Rolf Potts

Traveler? Tourist? Vagabond? Read on!

As destination marketers and travel enthusiasts, we have embraced travel writer and author Rolf Potts as a compass for our nation’s growing wanderlust.

Rolf Potts has reported from more than sixty countries for National Geographic Traveler, The New Yorker,, Outside, The New York Times Magazine, and the Travel Channel, among others. His podcast, Deviate, has been recommended by such venues as The New York Times and Washington Post for its counterintuitive travel conversations.

Potts is perhaps best known for promoting the ethic of independent travel, and his newest book, The Vagabond’s Way: 366 Meditations on Wanderlust, Discovery, and the Art of Travel, was published in October of 2022. His bestselling debut book, Vagabonding: An Uncommon Guide to the Art of Long-Term World Travel, has been through thirty-seven printings and translated into several languages worldwide. That book continues to gain acclaim, with two surprise appearances (even to the author) in the last two seasons of Billions. In the latest, one of the financier characters, inspired by the teachings of the book, takes off backpacking to Morocco and the Middle East.

We recently caught up with Potts to chat about travel vs. tourism and the serendipity of travel.

Paradise: You write about the distinction between travelers and tourists – “travelers are the ones who ‘truly’ see their surroundings, whereas tourists just superficially ‘look’ at their attractions. Is it possible to become travelers in everyday life or on shorter trips than it would otherwise take to become a vagabond?

Potts: Well, I ultimately try to downplay the “travelers-versus-tourists” dichotomy, since we all end up being a combination of both on the road. Obsessing on the distinction can turn into something of a parlor game rather than an honest inquiry. That being said, I think that travel, at its best, allows us to slow down and really pay attention to the new places and people we encounter as we go. I think we often over-plan our travels and rush through our experiences without leaving ourselves open to serendipity – and serendipity is one of the greatest gifts of travel.

So being a “traveler” on shorter trips – or in everyday life – is often just a matter of slowing down and paying attention. Of making the most of a moment, and savoring our experiences, no matter where we are.

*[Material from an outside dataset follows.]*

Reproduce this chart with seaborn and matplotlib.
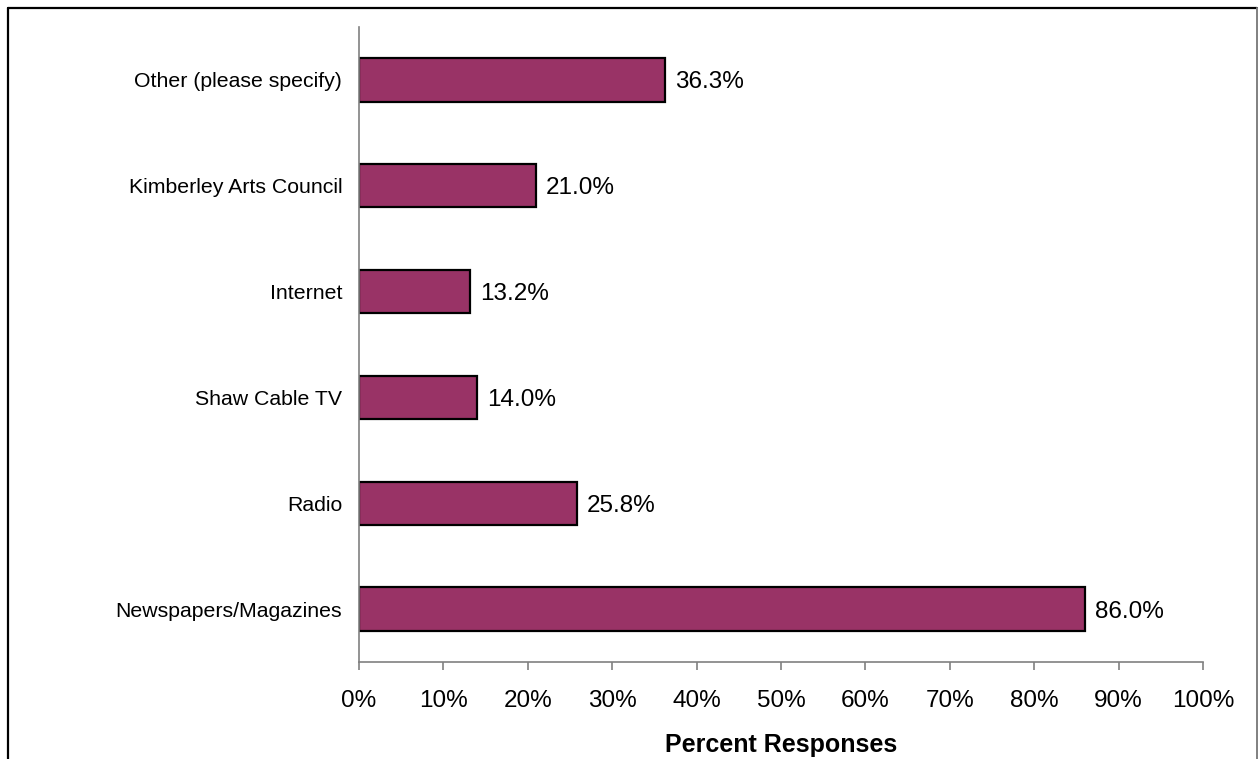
import matplotlib
matplotlib.use("Agg")
import matplotlib.pyplot as plt
import seaborn as sns
import pandas as pd
from matplotlib.lines import Line2D
from matplotlib.ticker import FuncFormatter, MultipleLocator

# Survey responses: where people hear about arts events
categories = [
    "Other (please specify)",
    "Kimberley Arts Council",
    "Internet",
    "Shaw Cable TV",
    "Radio",
    "Newspapers/Magazines",
]
percents = [36.3, 21.0, 13.2, 14.0, 25.8, 86.0]
x_ticks = list(range(0, 101, 10))

sns.set_theme(style="white")
plt.rcParams["font.family"] = ["Liberation Sans", "DejaVu Sans"]

df = pd.DataFrame({"source": categories, "percent": percents})

fig = plt.figure(figsize=(12.59, 7.59), dpi=100)
ax = fig.add_axes([359 / 1259, 1 - 662 / 759, (1203 - 359) / 1259, (662 - 27) / 759])

sns.barplot(
    data=df, x="percent", y="source", order=categories, orient="h",
    color="#993366", saturation=1, width=0.41,
    edgecolor="black", linewidth=1.6, ax=ax,
)

ax.set_xlim(0, 100)
ax.set_ylim(len(categories) - 0.5, -0.5)
ax.set_xticks(x_ticks)
ax.xaxis.set_major_formatter(FuncFormatter(lambda v, _: f"{v:.0f}%"))

for y, v in enumerate(percents):
    ax.annotate(f"{v:.1f}%", xy=(v, y), xytext=(7, 0), textcoords="offset points",
                va="center_baseline", ha="left", fontsize=17.5, color="black")

for side in ("top", "right"):
    ax.spines[side].set_visible(False)
for side in ("left", "bottom"):
    ax.spines[side].set_color("#808080")
    ax.spines[side].set_linewidth(1.2)

ax.tick_params(axis="x", which="major", bottom=True, length=6, width=1.2,
               color="#808080", direction="out", labelsize=17.5, pad=14,
               labelcolor="black")
ax.tick_params(axis="y", left=False, length=0, labelsize=15.3, pad=12,
               labelcolor="black")

ax.set_ylabel("")
ax.set_xlabel("Percent Responses", fontsize=18, fontweight="bold", labelpad=15,
              color="black")

# Outer frame around the chart area (open at the bottom)
fig.add_artist(Line2D([8 / 1259, 8 / 1259], [0, 1 - 7.5 / 759], transform=fig.transFigure,
                      color="black", linewidth=1.6))
fig.add_artist(Line2D([8 / 1259, 1257 / 1259], [1 - 7.5 / 759, 1 - 7.5 / 759],
                      transform=fig.transFigure, color="black", linewidth=1.6))
fig.add_artist(Line2D([1257 / 1259, 1257 / 1259], [0, 1 - 7.5 / 759], transform=fig.transFigure,
                      color="#808080", linewidth=1.4))

fig.savefig("out.png", dpi=100, facecolor="white")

Paradise: Is it possible to go vagabonding closer to home, despite familiarity with surroundings? In other words, is it possible to discover the “uncommon beauty” of everyday domestically, rather than abroad?

Potts: Absolutely. Travel is a great metaphor for how you can live your life at home – taking the curiosity and excitement of being in a new place, and focusing that kind of attention on places that feel familiar. It’s all too easy, when at home, to get caught into habits and routines, and stop appreciating the simple pleasures and surprises that surround us. Breaking out of these home routines can be as simple as going for an hour-long walk, taking a new route home from work, or waking up early to watch the sunrise.

Paradise: What advice would you give to tourism bureaus to encourage vagabonding, or at least offer experiences for the long-term traveler, rather than the standard itineraries otherwise expected?

Potts: Long-term travelers are a boon to local tourism economies, since – by having the time to take things slow – they are more likely to linger in a place. I often say that it’s more rewarding to stay in one place for a week than to rush through seven places in seven days – and this is a mindset that tourism bureaus can encourage. Not just by listing attractions, but by suggesting that the best aspects of a place are its surprises. Often this means getting travelers out of their cars, out of their hotels, and encouraging them to explore a place on foot.

Paradise: What advice would you give employers, so that they embrace sabbatical travel?

Potts: Being open to sabbatical travel can put the workplace into conversation with a more balanced way of living. It shows that employers don’t just care about productivity – they care about the holistic wellbeing of the people that work for them. And, as it happens, happy workplaces ultimately wind up being productive ones.

Paradise: What do you see as the future of travel, in light of a fast advancing digital age that often requires instant gratification? How do we keep things real in the age of AI?

Potts: I think travel, when embraced with intention and awareness (rather than a “consumer” mindset), is one of the best ways to seek organic life experiences. It’s one thing to cull a list of travel recommendations from AI, or to look at carefully filtered photos of the world’s wonders through your phone or laptop screen. It’s another thing altogether to show up in person, set aside your screens – and your expectations – and smell, taste, hear, and feel those places in their vivid, real-time splendor.